Evelyn (Edison) Newman (July 25, 1920 – September 1, 2015) was an American philanthropist known for her fundraising and charitable contributions to the city of St. Louis, Missouri, including Sophia M. Sachs Butterfly House at Faust County Park, Forest Park Forever, Forest Park Conservancy. She and her husband Eric P. Newman established the Eric P. Newman Education Center at the Washington University School of Medicine and the Newman Money Museum at Washington University's Sam Fox School of Design & Visual Arts.

== Early life ==
Evelyn Edison was born in Atlanta, Georgia.
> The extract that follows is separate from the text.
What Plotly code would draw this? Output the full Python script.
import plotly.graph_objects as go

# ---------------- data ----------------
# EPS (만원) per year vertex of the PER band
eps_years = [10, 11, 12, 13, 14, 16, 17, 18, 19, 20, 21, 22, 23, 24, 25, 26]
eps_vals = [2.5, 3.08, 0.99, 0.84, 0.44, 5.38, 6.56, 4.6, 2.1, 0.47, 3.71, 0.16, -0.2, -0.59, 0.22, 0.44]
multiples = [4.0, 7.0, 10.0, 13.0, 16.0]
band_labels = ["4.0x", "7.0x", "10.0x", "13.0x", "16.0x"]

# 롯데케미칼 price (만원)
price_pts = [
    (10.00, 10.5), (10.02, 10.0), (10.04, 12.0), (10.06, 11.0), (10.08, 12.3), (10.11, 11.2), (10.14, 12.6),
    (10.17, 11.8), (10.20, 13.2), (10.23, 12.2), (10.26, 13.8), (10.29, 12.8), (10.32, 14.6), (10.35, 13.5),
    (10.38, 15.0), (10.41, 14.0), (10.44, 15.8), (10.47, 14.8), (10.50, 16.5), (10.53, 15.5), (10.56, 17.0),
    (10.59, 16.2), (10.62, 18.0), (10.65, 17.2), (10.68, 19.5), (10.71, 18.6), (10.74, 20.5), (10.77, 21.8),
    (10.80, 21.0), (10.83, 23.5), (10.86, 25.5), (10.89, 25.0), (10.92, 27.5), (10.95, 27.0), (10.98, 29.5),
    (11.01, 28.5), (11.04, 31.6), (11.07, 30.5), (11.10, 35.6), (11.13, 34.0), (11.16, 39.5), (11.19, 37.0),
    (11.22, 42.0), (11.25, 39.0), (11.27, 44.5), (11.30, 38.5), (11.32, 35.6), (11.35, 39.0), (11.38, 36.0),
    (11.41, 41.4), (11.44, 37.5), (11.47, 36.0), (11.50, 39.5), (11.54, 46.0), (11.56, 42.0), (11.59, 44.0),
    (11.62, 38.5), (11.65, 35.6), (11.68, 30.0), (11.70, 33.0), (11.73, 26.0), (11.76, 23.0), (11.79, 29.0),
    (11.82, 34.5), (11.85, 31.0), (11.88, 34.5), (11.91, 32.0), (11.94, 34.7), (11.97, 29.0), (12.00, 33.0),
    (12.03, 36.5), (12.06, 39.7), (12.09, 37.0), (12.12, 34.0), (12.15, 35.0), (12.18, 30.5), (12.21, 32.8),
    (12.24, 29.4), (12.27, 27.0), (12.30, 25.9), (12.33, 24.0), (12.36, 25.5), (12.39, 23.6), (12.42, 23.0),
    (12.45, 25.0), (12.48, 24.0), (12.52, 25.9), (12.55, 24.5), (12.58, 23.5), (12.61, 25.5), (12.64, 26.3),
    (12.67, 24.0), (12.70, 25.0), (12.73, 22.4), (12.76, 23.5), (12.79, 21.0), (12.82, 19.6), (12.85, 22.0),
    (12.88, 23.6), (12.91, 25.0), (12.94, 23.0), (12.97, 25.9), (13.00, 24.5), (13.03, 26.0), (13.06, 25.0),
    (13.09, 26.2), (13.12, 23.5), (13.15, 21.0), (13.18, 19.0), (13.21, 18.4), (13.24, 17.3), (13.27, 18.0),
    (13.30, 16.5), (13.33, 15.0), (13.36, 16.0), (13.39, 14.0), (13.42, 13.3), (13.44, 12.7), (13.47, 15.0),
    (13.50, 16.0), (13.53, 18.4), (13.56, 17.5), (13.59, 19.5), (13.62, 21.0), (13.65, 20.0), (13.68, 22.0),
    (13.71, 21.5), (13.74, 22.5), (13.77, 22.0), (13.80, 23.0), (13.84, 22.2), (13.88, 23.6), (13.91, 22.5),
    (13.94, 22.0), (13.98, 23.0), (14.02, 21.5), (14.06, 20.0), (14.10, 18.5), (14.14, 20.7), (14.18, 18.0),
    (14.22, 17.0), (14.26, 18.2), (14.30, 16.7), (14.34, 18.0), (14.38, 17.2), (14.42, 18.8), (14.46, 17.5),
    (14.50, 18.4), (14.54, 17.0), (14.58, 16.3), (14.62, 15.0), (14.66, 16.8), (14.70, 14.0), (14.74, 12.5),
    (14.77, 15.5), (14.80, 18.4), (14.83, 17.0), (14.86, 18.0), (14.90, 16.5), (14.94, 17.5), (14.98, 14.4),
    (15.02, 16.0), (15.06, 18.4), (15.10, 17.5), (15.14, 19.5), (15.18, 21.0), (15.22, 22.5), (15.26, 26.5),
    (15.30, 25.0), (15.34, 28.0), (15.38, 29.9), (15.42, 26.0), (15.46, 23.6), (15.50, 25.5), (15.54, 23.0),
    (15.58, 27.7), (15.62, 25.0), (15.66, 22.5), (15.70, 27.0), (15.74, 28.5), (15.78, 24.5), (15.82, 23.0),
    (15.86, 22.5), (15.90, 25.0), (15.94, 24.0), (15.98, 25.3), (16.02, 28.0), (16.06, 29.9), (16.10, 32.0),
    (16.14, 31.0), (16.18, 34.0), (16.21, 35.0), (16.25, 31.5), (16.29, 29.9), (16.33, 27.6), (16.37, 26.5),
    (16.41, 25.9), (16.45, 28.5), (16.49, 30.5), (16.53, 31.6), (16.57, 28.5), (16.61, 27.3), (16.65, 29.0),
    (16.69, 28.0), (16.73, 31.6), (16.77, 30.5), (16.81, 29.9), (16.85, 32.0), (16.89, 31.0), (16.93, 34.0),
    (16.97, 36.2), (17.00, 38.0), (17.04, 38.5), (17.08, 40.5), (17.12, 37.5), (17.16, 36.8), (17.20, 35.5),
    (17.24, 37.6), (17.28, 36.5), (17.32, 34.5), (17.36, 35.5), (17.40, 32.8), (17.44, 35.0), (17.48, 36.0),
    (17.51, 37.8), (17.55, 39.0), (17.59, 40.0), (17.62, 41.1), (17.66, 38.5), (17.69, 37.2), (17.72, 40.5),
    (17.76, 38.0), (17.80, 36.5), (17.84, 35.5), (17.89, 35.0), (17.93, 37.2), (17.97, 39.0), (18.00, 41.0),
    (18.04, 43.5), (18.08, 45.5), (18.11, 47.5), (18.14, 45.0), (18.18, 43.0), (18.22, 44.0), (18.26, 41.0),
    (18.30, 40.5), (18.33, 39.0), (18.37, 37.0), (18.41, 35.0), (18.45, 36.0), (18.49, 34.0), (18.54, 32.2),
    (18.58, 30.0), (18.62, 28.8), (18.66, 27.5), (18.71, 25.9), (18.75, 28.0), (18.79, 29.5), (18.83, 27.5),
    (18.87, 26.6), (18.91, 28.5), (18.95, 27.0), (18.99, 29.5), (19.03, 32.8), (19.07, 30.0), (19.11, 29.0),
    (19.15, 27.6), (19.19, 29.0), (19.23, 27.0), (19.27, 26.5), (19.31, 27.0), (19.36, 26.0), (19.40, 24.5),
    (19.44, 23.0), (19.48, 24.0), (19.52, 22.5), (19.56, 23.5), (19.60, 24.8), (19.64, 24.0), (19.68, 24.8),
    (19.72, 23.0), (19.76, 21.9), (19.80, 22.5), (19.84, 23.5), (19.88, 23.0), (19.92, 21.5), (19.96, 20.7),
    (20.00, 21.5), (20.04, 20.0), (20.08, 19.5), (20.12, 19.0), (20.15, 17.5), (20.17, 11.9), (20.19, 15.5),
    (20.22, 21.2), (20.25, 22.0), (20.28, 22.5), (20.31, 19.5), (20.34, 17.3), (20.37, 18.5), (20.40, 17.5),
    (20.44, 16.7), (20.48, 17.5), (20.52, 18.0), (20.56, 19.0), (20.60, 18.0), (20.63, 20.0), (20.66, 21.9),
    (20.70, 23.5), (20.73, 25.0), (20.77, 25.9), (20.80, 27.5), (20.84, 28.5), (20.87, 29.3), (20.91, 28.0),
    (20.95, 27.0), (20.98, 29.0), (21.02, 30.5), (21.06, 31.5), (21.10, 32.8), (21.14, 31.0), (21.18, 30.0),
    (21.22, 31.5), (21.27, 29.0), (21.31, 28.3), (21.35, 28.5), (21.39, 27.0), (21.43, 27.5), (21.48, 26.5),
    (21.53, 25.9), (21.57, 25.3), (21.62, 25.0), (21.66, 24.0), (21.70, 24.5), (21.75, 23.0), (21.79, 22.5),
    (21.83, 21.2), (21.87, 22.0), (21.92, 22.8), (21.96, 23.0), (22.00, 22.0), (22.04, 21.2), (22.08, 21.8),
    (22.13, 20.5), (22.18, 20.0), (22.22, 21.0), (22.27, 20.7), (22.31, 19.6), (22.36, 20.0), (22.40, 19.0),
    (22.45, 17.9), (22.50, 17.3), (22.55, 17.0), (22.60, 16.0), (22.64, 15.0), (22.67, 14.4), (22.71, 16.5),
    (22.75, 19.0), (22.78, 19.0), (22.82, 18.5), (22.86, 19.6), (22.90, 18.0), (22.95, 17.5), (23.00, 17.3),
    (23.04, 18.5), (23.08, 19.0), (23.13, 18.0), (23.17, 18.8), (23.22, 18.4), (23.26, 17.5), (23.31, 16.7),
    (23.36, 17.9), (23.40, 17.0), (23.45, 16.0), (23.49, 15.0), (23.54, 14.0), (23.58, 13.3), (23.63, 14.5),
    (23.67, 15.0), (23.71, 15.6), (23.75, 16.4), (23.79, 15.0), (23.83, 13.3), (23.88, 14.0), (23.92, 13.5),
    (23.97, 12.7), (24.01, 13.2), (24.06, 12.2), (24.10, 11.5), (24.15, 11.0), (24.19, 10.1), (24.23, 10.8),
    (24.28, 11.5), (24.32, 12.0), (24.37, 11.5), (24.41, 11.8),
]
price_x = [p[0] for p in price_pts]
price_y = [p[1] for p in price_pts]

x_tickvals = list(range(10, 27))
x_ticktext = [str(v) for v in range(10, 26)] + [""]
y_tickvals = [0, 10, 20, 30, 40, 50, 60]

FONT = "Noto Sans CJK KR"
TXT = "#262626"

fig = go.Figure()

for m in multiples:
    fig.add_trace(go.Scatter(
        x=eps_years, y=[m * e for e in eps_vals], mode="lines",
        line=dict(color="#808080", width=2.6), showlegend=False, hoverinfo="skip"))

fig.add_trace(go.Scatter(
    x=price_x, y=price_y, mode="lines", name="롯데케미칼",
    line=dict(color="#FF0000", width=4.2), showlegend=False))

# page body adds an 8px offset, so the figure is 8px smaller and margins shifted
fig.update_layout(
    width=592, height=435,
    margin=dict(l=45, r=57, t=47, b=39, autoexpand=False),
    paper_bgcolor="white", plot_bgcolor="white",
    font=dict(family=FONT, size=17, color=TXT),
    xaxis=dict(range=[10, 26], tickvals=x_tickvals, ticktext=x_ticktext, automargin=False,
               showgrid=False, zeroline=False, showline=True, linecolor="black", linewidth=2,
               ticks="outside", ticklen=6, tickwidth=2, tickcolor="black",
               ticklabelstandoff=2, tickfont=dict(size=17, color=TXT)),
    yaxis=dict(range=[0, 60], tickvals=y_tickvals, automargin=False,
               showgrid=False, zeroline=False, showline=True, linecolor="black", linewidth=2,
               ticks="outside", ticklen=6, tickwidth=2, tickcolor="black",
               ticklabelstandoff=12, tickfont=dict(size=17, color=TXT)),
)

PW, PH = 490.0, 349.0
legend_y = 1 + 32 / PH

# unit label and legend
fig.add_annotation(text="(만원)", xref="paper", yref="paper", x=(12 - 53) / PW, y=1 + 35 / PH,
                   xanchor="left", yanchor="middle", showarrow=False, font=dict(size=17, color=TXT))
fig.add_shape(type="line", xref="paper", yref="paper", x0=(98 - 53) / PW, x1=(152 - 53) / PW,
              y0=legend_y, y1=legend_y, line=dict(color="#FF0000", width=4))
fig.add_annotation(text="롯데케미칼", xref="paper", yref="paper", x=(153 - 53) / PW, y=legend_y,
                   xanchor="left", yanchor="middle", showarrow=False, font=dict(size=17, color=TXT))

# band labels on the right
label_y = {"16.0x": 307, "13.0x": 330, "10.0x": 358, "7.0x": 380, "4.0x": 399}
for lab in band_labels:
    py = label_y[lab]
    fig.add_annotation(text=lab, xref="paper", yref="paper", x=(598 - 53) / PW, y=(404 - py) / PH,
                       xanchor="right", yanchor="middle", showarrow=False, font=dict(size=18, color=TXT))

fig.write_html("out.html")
She moved to St. Louis, Missouri, when the family shoe business, Edison Brothers Inc., relocated. She graduated from John Burroughs School in 1937, and attended Goucher College in Baltimore, but later transferred to Washington University in St Louis. On November 29, 1939, she married the American numismatist Eric P. Newman.

== Career ==
Newman began her retail experience working for the May Department Stores Co. She then joined Edison Brothers Stores working as a buyer and later developer of retail concepts. In the late 1940s, Edison Brothers was the largest chain of women's shoe stores in the country.
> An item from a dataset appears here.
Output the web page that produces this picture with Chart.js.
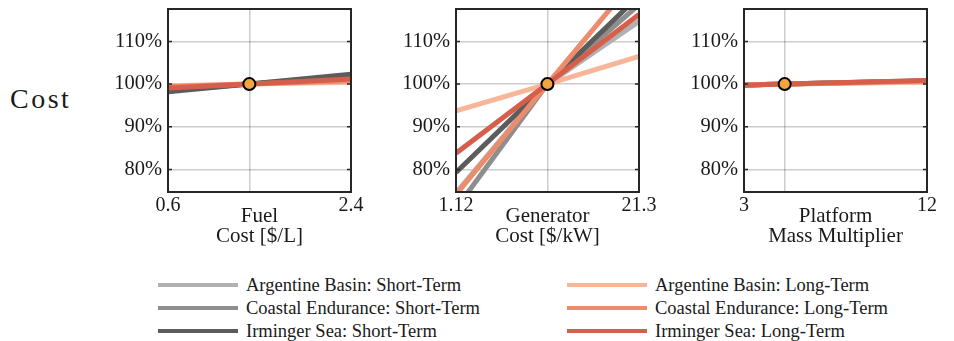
<!DOCTYPE html>
<html>
<head>
<meta charset="utf-8">
<script src="https://cdn.jsdelivr.net/npm/chart.js@4/dist/chart.umd.min.js"></script>
<style>
  html, body { margin: 0; padding: 0; background: #fff; }
  body { width: 954px; height: 341px; position: relative; overflow: hidden;
         font-family: 'Liberation Serif', serif; color: #1a1a1a; }
  .panel { position: absolute; top: 0; }
  .rowlabel { position: absolute; left: 10px; top: 82px; font-size: 28px; line-height: 34px; letter-spacing: 2.5px; }
  .legend-item { position: absolute; height: 24px; display: flex; align-items: center; font-size: 18.5px; white-space: nowrap; }
  .legend-item .swatch { width: 80px; height: 4px; margin-right: 8px; }
</style>
</head>
<body>
<div class="rowlabel">Cost</div>
<canvas id="fuel" class="panel" width="313" height="247"></canvas>
<canvas id="generator" class="panel" width="313" height="247"></canvas>
<canvas id="platform" class="panel" width="313" height="247"></canvas>
<div id="legend"></div>

<script>
// Series, in plotting / legend order
const seriesLabels = [
  'Argentine Basin: Short-Term',
  'Coastal Endurance: Short-Term',
  'Irminger Sea: Short-Term',
  'Argentine Basin: Long-Term',
  'Coastal Endurance: Long-Term',
  'Irminger Sea: Long-Term'
];
const seriesColors = ['#b1b1b1', '#8e8e8e', '#5c5c5c', '#f7b699', '#ec8c6c', '#d65f4c'];

// Parameter sweeps: low end, baseline, high end
const fuelX = [0.6, 1.4, 2.4];
const generatorX = [1.12, 11.2, 21.3];
const platformX = [3, 5, 12];

// Relative cost (%) for each series at the sweep points above
const fuelCost = [
  [98.8, 100, 101.5],
  [98.5, 100, 101.9],
  [98.2, 100, 102.3],
  [99.6, 100, 100.4],
  [99.4, 100, 100.8],
  [99.1, 100, 101.2]
];
const generatorCost = [
  [74.5, 100, 114.7],
  [70.8, 100, 118.6],
  [79.3, 100, 120.7],
  [93.7, 100, 106.5],
  [74.1, 100, 125.7],
  [83.8, 100, 116.3]
];
const platformCost = [
  [99.8, 100, 100.6],
  [99.8, 100, 100.7],
  [99.8, 100, 100.8],
  [99.85, 100, 100.45],
  [99.8, 100, 100.7],
  [99.75, 100, 100.85]
];

// Axis ticks and titles
const yTicks = [80, 90, 100, 110];
const yRange = [74.7, 117.6];
const fuelTickLabels = ['0.6', '2.4'];
const generatorTickLabels = ['1.12', '21.3'];
const platformTickLabels = ['3', '12'];
const fuelTitle = ['Fuel', 'Cost [$/L]'];
const generatorTitle = ['Generator', 'Cost [$/kW]'];
const platformTitle = ['Platform', 'Mass Multiplier'];

const FONT = "'Liberation Serif', serif";
const INK = '#1a1a1a';
const GRID = 'rgba(0,0,0,0.2)';

// Box frame with small inward ticks, drawn over everything
const framePlugin = {
  id: 'frame',
  afterDraw(chart) {
    const { ctx, chartArea: a, scales } = chart;
    ctx.save();
    ctx.strokeStyle = '#262626';
    ctx.lineWidth = 2;
    ctx.strokeRect(a.left, a.top, a.right - a.left, a.bottom - a.top);
    ctx.lineWidth = 1.5;
    ctx.beginPath();
    yTicks.forEach(v => {
      const y = scales.y.getPixelForValue(v);
      ctx.moveTo(a.left, y); ctx.lineTo(a.left + 4, y);
      ctx.moveTo(a.right, y); ctx.lineTo(a.right - 4, y);
    });
    ctx.stroke();
    ctx.restore();
  }
};

function makePanel(id, left, xs, values, tickLabels, title) {
  const canvas = document.getElementById(id);
  canvas.style.left = (left - 100) + 'px';
  const datasets = values.map((vals, i) => ({
    label: seriesLabels[i],
    data: xs.map((x, j) => ({ x: x, y: vals[j] })),
    borderColor: seriesColors[i],
    backgroundColor: seriesColors[i],
    borderWidth: 5,
    pointRadius: 0,
    tension: 0,
    clip: 0,
    order: 6 - i
  }));
  datasets.push({
    label: 'Baseline',
    data: [{ x: xs[1], y: 100 }],
    showLine: false,
    pointRadius: 6,
    pointBackgroundColor: '#f2a53c',
    pointBorderColor: '#000',
    pointBorderWidth: 2,
    order: 0
  });
  new Chart(canvas, {
    type: 'line',
    data: { datasets },
    options: {
      responsive: false,
      animation: false,
      events: [],
      layout: { padding: { left: 0, right: 30, top: 9, bottom: 0 } },
      plugins: { legend: { display: false }, tooltip: { enabled: false } },
      scales: {
        x: {
          type: 'linear',
          min: xs[0], max: xs[2],
          afterBuildTicks: s => { s.ticks = [{ value: xs[0] }, { value: xs[1] }, { value: xs[2] }]; },
          afterFit: s => { s.height = 55; s.paddingLeft = 0; s.paddingRight = 0; },
          border: { display: false },
          grid: { color: GRID, lineWidth: 1.5, drawTicks: false },
          ticks: {
            padding: 2, maxRotation: 0, autoSkip: false,
            color: INK, font: { family: FONT, size: 20 },
            callback: (v, i) => i === 0 ? tickLabels[0] : (i === 2 ? tickLabels[1] : '')
          },
          title: {
            display: true, text: title, color: INK,
            font: { family: FONT, size: 21, lineHeight: 0.96 },
            padding: { top: 0, bottom: 0 }
          }
        },
        y: {
          min: yRange[0], max: yRange[1],
          afterBuildTicks: s => { s.ticks = yTicks.map(v => ({ value: v })); },
          afterFit: s => { s.width = 100; s.paddingTop = 0; s.paddingBottom = 0; },
          border: { display: false },
          grid: { color: GRID, lineWidth: 1.5, drawTicks: false },
          ticks: {
            padding: 6, color: INK, font: { family: FONT, size: 20.5 },
            callback: v => v + '%'
          }
        }
      }
    },
    plugins: [framePlugin]
  });
}

function drawAll() {
  makePanel('fuel', 168, fuelX, fuelCost, fuelTickLabels, fuelTitle);
  makePanel('generator', 456, generatorX, generatorCost, generatorTickLabels, generatorTitle);
  makePanel('platform', 744, platformX, platformCost, platformTickLabels, platformTitle);
}

// Shared legend below the panels (two columns of three)
const legendPos = [[158, 273], [158, 296], [158, 319], [567, 273], [567, 296], [567, 319]];
const legend = document.getElementById('legend');
seriesLabels.forEach((label, i) => {
  const item = document.createElement('div');
  item.className = 'legend-item';
  item.style.left = legendPos[i][0] + 'px';
  item.style.top = legendPos[i][1] + 'px';
  const sw = document.createElement('span');
  sw.className = 'swatch';
  sw.style.background = seriesColors[i];
  item.appendChild(sw);
  item.appendChild(document.createTextNode(label));
  legend.appendChild(item);
});

document.fonts.load("20px 'Liberation Serif'").then(drawAll, drawAll);
</script>
</body>
</html>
In 1982, she established the Evelyn E. Newman Group, which helped to bring business expertise and sensible business practices to not-for-profit organizations.

== Philanthropy ==
Newman was known as the "queen of fundraising" in the St. Louis community. In 1960, she helped create a high-end used clothing store to support the Scholarship Foundation of St. Louis. Since then, ScholarShop stores in Webster Groves and Clayton have generated about $23 million in interest-free loans and grants for college students. She is also noted with establishing such local traditions as the Greater St. Louis Book Fair, the Gypsy Caravan (benefiting the St. Louis Symphony), the Little Shop Around the Corner (benefiting the Missouri Botanical Garden), as well as the Sophia M. Sachs Butterfly House at Faust County Park in Chesterfield, Missouri, which was inspired from her travels to Thailand visiting the butterfly house.

In the 1980s, Newman was the first executive director of Forest Park Forever, the nonprofit organization that has helped turn Forest Park into one of the region's biggest attractions, which has grown to a $6.5 million annual operating budget and an endowment of more than $75 million.

Newman was a co-founding director in 1980 of The First Street Forum, what is now Contemporary Art Museum St. Louis.

== Awards and honors ==
Evelyn Newman was awarded an honorary doctorate from the University of Missouri–St. Louis and received the Robert S. Brookings Award from Washington University in St. Louis. She was also the first recipient of the Award for Lifetime Achievement of the Arts & Education Council.